Magic City Kitty - How do I Handcuff This P.Y.T.?
I’ve been kind of dating my high school sweetheart for a few weeks, well, me and 3 other guys - and those are just the ones that I know about. Our issue is that she’s a little younger than me and has never been in a serious relationship while I have two kids with my wife of six years. I’m currently separated and definitely on the road to divorce, but I am seriously considering a serious relationship with the new/old girl. Over the years, I’ve really never stopped loving her and halfway enjoyed the fact that she was always calling me to rescue her from one of her domestic issues. Sometimes I would bail her out and some times I would steer clear of her drama, but overall I was there for her. Now that we’re semi-dating, our relationship is so-so, she’s always out on the town and sometimes I feel like everything I do either annoys or disgusts her. Either we’re arguing or I don’t know where the hell she is. But I love her, so should I wait until she gets a little older to see if she’ll change for the better and lose some of the baggage or should I just cut this girl off now?

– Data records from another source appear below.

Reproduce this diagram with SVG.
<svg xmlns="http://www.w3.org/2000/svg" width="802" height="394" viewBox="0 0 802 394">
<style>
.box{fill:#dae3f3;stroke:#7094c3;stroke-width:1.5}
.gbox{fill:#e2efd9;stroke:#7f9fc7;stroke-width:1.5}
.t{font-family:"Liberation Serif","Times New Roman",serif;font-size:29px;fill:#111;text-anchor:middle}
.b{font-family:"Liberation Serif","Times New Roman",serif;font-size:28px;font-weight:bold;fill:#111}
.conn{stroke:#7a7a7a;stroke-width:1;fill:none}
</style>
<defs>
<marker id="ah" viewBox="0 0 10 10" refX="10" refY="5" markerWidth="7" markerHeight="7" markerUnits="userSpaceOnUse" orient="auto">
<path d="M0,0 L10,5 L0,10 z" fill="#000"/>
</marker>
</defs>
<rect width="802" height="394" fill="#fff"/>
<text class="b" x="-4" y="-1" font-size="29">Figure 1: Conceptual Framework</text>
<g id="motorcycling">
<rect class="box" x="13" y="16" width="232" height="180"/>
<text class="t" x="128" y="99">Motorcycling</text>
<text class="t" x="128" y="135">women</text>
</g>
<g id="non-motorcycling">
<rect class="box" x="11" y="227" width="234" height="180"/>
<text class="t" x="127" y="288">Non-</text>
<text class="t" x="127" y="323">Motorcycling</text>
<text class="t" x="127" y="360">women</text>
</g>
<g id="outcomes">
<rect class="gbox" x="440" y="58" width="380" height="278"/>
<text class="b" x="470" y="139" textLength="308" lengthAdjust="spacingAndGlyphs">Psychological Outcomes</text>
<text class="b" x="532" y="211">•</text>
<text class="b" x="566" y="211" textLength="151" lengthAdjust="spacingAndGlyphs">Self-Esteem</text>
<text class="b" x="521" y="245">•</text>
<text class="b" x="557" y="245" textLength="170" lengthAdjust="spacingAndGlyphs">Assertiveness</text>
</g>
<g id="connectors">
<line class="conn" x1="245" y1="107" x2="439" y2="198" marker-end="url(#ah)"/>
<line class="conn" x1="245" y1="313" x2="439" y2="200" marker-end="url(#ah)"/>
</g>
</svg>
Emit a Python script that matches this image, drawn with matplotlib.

Pressure cooker. Pressure cooker. Pressure cooker, that’s what you’re being to this girl right now. You’re just getting out of a super-serious relationship and already you’re trying to get Miss Sex in the City to trade in her fuck-me pumps for a pair of your wife’s run-down house shoes? I think it’s really funny that you think she needs to “lose some of the baggage,” but with your pending divorce and two rugrats you’re coming at her with more luggage than Louis Vuitton. Sweet. I’m sure she is reeeally excited about all you’re bringing to the table. You say that it seems like every breath you take annoys or disgusts her, and you’re probably right - your commitment-happy ass probably represents everything that this chick is running from as she bounces from man to man. Reddy, the past “domestic issues” you mentioned make me think that this girl either looves the drama or that she’s a little clumsy in the relationship department. Either way, I think a little backing off (by you) would be an amazing idea.
A scholar once said that pressure either busts pipes or makes diamonds, and since I’ve never laid eyes on an annoyed or disgusted diamond I think this girl is about to burst. You seem to be putting unfair stress on her to become your new family, and I’m thinking that if this were what she wanted from you she would go ahead and settle down with you. I can’t be sure, but the arguments are probably her excuse to leave your presence, allowing her to duck off with the next man, which leads to you not knowing “where the hell she is.” Babe, I (usually) hate to be the bearer of bad news, but this is where I have to be brutally honest with you and inform you that you’re nothing more than a member of this girl’s “team.” Reddy, I don’t know whether you look good, fuck good, can fight, change a tire, fix her laptop, do her taxes, or are friendly with your credit card, but chances are that you’re just one of many men who fit comfortably into her lifestyle. Since you say that she would call you when she needed to be rescued, I’m thinking that your role is Captain Sav-a-Ho. You’re the go-to guy when she needs help, and apparently you’ve been pinning on your medals and swooping down to save her for years. But since you pick and choose which dramas you help her to escape from, you’re really a fake ass version of the kind of guy every single gal needs in her life. So what you should do – for her sake and yours – is step the fuck aside. You’re breaking all the rules: there’s no “I” in “team,” stay in your lane, know your role, all that. Step off.